Barbati: Das syrisch-orientalische Christentum hat seine Wurzeln im 2. Jahrhundert n. Chr. in Edessa, dem heutigen Urfa in der Türkei. Die sich entwickelnde Kirche des Ostens setzte eine intensive Missions- und Evangelisierungstätigkeit in Richtung Iran, Zentralasien, China und Indien in Bewegung. Dieses Christentum wollte sich verständlich machen, und zwar auf vielen Ebenen. Denn das syrisch-orientalische Christentum wurde nie zu einer Staatskirche. Man wollte Missionen gründen und ferne Völker konvertieren. Und dabei musste man sich auch mit weltlichen Herrschern und anderen religiösen Bekenntnissen auseinandersetzen.

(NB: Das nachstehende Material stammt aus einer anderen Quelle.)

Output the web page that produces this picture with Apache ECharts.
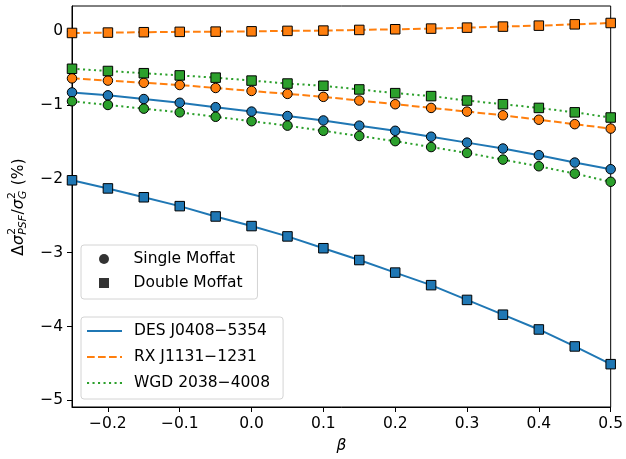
<!DOCTYPE html>
<html>
<head>
<meta charset="utf-8">
<script src="https://cdn.jsdelivr.net/npm/echarts@6/dist/echarts.min.js"></script>
<style>
  html, body { margin: 0; padding: 0; background: #fff; }
  #chart { width: 626px; height: 459px; }
</style>
</head>
<body>
<div id="chart"></div>
<script>
// PSF-width bias versus beta for three lensed quasars
const beta = [-0.25, -0.2, -0.15, -0.1, -0.05, 0.0, 0.05, 0.1, 0.15, 0.2, 0.25, 0.3, 0.35, 0.4, 0.45, 0.5];

const desSingle = [-0.83, -0.87, -0.92, -0.97, -1.03, -1.09, -1.15, -1.21, -1.28, -1.35, -1.43, -1.51, -1.59, -1.68, -1.78, -1.87];
const desDouble = [-2.02, -2.13, -2.25, -2.37, -2.51, -2.64, -2.78, -2.94, -3.10, -3.27, -3.44, -3.64, -3.84, -4.04, -4.27, -4.51];
const rxSingle  = [-0.64, -0.67, -0.70, -0.73, -0.77, -0.81, -0.85, -0.89, -0.94, -0.99, -1.04, -1.09, -1.14, -1.20, -1.26, -1.32];
const rxDouble  = [-0.025, -0.02, -0.015, -0.01, -0.007, -0.003, 0.003, 0.007, 0.016, 0.025, 0.034, 0.047, 0.061, 0.074, 0.092, 0.11];
const wgdSingle = [-0.95, -1.00, -1.05, -1.10, -1.16, -1.22, -1.28, -1.35, -1.42, -1.49, -1.57, -1.65, -1.74, -1.83, -1.93, -2.04];
const wgdDouble = [-0.51, -0.54, -0.57, -0.60, -0.63, -0.67, -0.71, -0.74, -0.79, -0.84, -0.88, -0.94, -0.99, -1.04, -1.10, -1.17];

const objects = ['DES J0408\u22125354', 'RX J1131\u22121231', 'WGD 2038\u22124008'];
const modelNames = ['Single Moffat', 'Double Moffat'];
const xTicks = [-0.2, -0.1, 0.0, 0.1, 0.2, 0.3, 0.4, 0.5];
const yTicks = [-5, -4, -3, -2, -1, 0];

const FONT = '"DejaVu Sans", sans-serif';
const FS = 15.5;
const colors = ['#1f77b4', '#ff7f0e', '#2ca02c'];
const lineTypes = ['solid', [7.7, 3.3], [2.1, 3.4]];

// legend handles drawn as filled strips (solid, dashed, dotted), 35 x 2
const handleIcons = [
  'path://M0,0H35V2H0Z',
  'path://M0,0H7.7V2H0Z M11,0H18.7V2H11Z M22,0H29.7V2H22Z M33,0H35V2H33Z',
  'path://M0,0H2.1V2H0Z M5.5,0H7.6V2H5.5Z M11,0H13.1V2H11Z M16.5,0H18.6V2H16.5Z M22,0H24.1V2H22Z M27.5,0H29.6V2H27.5Z M32.9,0H35V2H32.9Z'
];

const minus = s => s.replace('-', '\u2212');
const zip = ys => beta.map((b, i) => [b, ys[i]]);

// empty series that carry the legend names
const series = [];
objects.forEach((name, k) => {
  series.push({
    name, type: 'line', data: [], symbol: 'none',
    lineStyle: { color: colors[k], width: 2, type: lineTypes[k] },
    itemStyle: { color: colors[k] }
  });
});
series.push({ name: modelNames[0], type: 'scatter', data: [], symbol: 'circle', itemStyle: { color: '#000' } });
series.push({ name: modelNames[1], type: 'scatter', data: [], symbol: 'rect', itemStyle: { color: '#000' } });

const groups = [[desSingle, desDouble], [rxSingle, rxDouble], [wgdSingle, wgdDouble]];
groups.forEach((pair, k) => {
  pair.forEach((ys, m) => {
    series.push({
      name: objects[k] + ' / ' + modelNames[m],
      type: 'line',
      data: zip(ys),
      symbol: m === 0 ? 'circle' : 'rect',
      symbolSize: 9.5,
      showSymbol: true,
      animation: false,
      lineStyle: { color: colors[k], width: 2, type: lineTypes[k], cap: 'butt' },
      itemStyle: { color: colors[k], borderColor: '#000', borderWidth: 1 },
      emphasis: { disabled: true },
      z: 3
    });
  });
});

// y-axis title built from pieces to get stacked super/subscripts
const measureCtx = document.createElement('canvas').getContext('2d');
function textWidth(t, font) { measureCtx.font = font; return measureCtx.measureText(t).width; }
function buildYTitle() {
  const base = FS, small = FS * 0.7;
  const fN = `${base}px ${FONT}`, fI = `italic ${base}px ${FONT}`;
  const sN = `${small}px ${FONT}`, sI = `italic ${small}px ${FONT}`;
  const pieces = [
    { t: '\u0394', f: fN },
    { t: '\u03c3', f: fI },
    { stack: [{ t: '2', f: sN, dy: -6.5 }, { t: 'PSF', f: sI, dy: 4.5 }] },
    { t: '/', f: fN },
    { t: '\u03c3', f: fI },
    { stack: [{ t: '2', f: sN, dy: -6.5 }, { t: 'G', f: sI, dy: 4.5 }] },
    { t: ' (%)', f: fN }
  ];
  const items = [];
  let x = 0;
  pieces.forEach(p => {
    if (p.stack) {
      let w = 0;
      p.stack.forEach(s => {
        items.push({ t: s.t, f: s.f, x: x + 0.5, y: s.dy });
        w = Math.max(w, textWidth(s.t, s.f));
      });
      x += w + 1;
    } else {
      items.push({ t: p.t, f: p.f, x, y: 0 });
      x += textWidth(p.t, p.f);
    }
  });
  const half = x / 2;
  return items.map(it => ({
    type: 'text',
    x: it.x - half, y: it.y,
    style: { text: it.t, font: it.f, fill: '#000', align: 'left', verticalAlign: 'middle',
             textAlign: 'left', textVerticalAlign: 'middle' }
  }));
}

const legendCommon = {
  orient: 'vertical',
  selectedMode: false,
  backgroundColor: 'rgba(255,255,255,0.8)',
  borderColor: '#d4d4d4',
  borderWidth: 1,
  borderRadius: 3,
  itemStyle: { borderWidth: 0 },
  textStyle: { fontFamily: FONT, fontSize: FS, color: '#000', lineHeight: 18, padding: [0, 0, 0, 7] },
  z: 10
};

const option = {
  animation: false,
  backgroundColor: '#fff',
  grid: { left: 72, right: 15, top: 6, bottom: 51, show: true, borderColor: '#000', borderWidth: 1, backgroundColor: 'transparent' },
  xAxis: {
    type: 'value', min: -0.25, max: 0.5,
    name: '\u03b2', nameLocation: 'middle', nameGap: 31,
    nameTextStyle: { fontFamily: FONT, fontSize: FS, fontStyle: 'italic', color: '#000' },
    axisLine: { show: true, onZero: false, lineStyle: { color: '#000', width: 1 } },
    axisTick: { show: true, inside: false, length: 5, customValues: xTicks, lineStyle: { color: '#000', width: 1 } },
    axisLabel: { customValues: xTicks, margin: 9, fontFamily: FONT, fontSize: FS, color: '#000',
                 formatter: v => minus(v.toFixed(1)) },
    splitLine: { show: false }
  },
  yAxis: {
    type: 'value', min: -5.09, max: 0.34,
    axisLine: { show: true, onZero: false, lineStyle: { color: '#000', width: 1 } },
    axisTick: { show: true, inside: false, length: 5, customValues: yTicks, lineStyle: { color: '#000', width: 1 } },
    axisLabel: { customValues: yTicks, margin: 9, fontFamily: FONT, fontSize: FS, color: '#000',
                 formatter: v => minus(String(Math.round(v))) },
    splitLine: { show: false }
  },
  legend: [
    Object.assign({}, legendCommon, {
      data: [
        { name: modelNames[0], icon: 'circle' },
        { name: modelNames[1], icon: 'path://M0,0H10V10H0Z' }
      ],
      itemWidth: 35, itemHeight: 10, symbolKeepAspect: true,
      left: 81, top: 245, itemGap: 6, padding: [5, 15, 7, 18]
    }),
    Object.assign({}, legendCommon, {
      data: objects.map((name, k) => ({ name, icon: handleIcons[k] })),
      itemWidth: 35, itemHeight: 2, symbolKeepAspect: false,
      left: 81, top: 317, itemGap: 8, padding: [5, 13, 7, 6]
    })
  ],
  graphic: [{
    type: 'group', x: 19, y: 207, rotation: Math.PI / 2,
    children: buildYTitle()
  }],
  series
};

const chart = echarts.init(document.getElementById('chart'), null, { renderer: 'canvas' });
chart.setOption(option);
</script>
</body>
</html>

Ich untersuche derzeit rund 1.000 Manuskriptfragmente in sogdischer und syrischer Sprache. Sie stammen aus dem 9. und 11. Jahrhundert und zählen zum kulturelle Erbe des östlichen Christentums.

Viele Texte, an denen Sie arbeiten, stammen aus einer Manuskriptbibliothek, die Anfang des 20. Jahrhunderts von einer deutschen Expedition in Bulayïq, in der chinesischen Region Xinjiang ausgegraben wurde. Waren Sie selbst vor Ort? Was sieht man heute dort?

Barbati: Ich konnte Bulayïq 2015 im Rahmen eines APART-Stipendiums der ÖAW besuchen. Der Fundort sieht immer noch so aus, wie ihn die deutsche Expedition vor über 100 Jahren erlebte. Es hat seither keinerlei archäologische Dokumentation oder Untersuchung stattgefunden. Die Manuskriptfragmente wurden nach Berlin gebracht, während man den Fundort nicht weiter untersuchte. Heute ist es ohne diesen Kontext entsprechend schwieriger, die ohnehin bruchstückhaften Manuskripte zu verstehen. Wir sind zwar gewohnt, von Bulayïq als einem „Kloster“ und einer „Klosterbibliothek“ zu sprechen, weil dort christliche Texte gefunden wurden. Aber eigentlich ist die Frage, ob es dort wirklich ein Kloster oder eine Bibliothek gab, völlig offen.

Einige Gebiete der Seidenstraße liegen heute in Kriegs- und Krisenregionen. Sind Sie besorgt um Kulturgüter, die zerstört werden könnten?

Barbati: Mit Sicherheit. Die aktuelle Lage ist nicht die beste, nicht nur entlang der sogenannten Seidenstraße. Persönlich hoffe ich, dass die Dialogbereitschaft erhalten bleibt, und setze mich für eine Haltung der Öffnung, nicht der Abschottung ein. Gerade wir Wissenschaftler können mit unserer Arbeit einen Beitrag zum Dialog leisten, der wechselseitigen Respekt und gegenseitiges Verständnis bedingt.

 

Chiara Barbati studierte Indo-Europäische Sprachen und Iranistik an der Universität La Sapienza in Rom. Nach einem Forschungsaufenthalt an der Berlin-Brandenburgischen Akademie der Wissenschaften wechselte sie ans Institut für Iranistik der ÖAW. Dort wurde sie unter anderem mit einem APART-Stipendium der ÖAW und durch das Lise Meitner Programm des Wissenschaftsfonds FWF gefördert. Neben ihrer Forschungstätigkeit in Wien unterrichtet sie auch an der Universität Pisa.

Das Projekt „Schreibgewohnheiten. Christliche Manuskriptkultur im mittelalterlichen Zentralasien“ wird vom FWF finanziert und ist Anfang 2018 gestartet.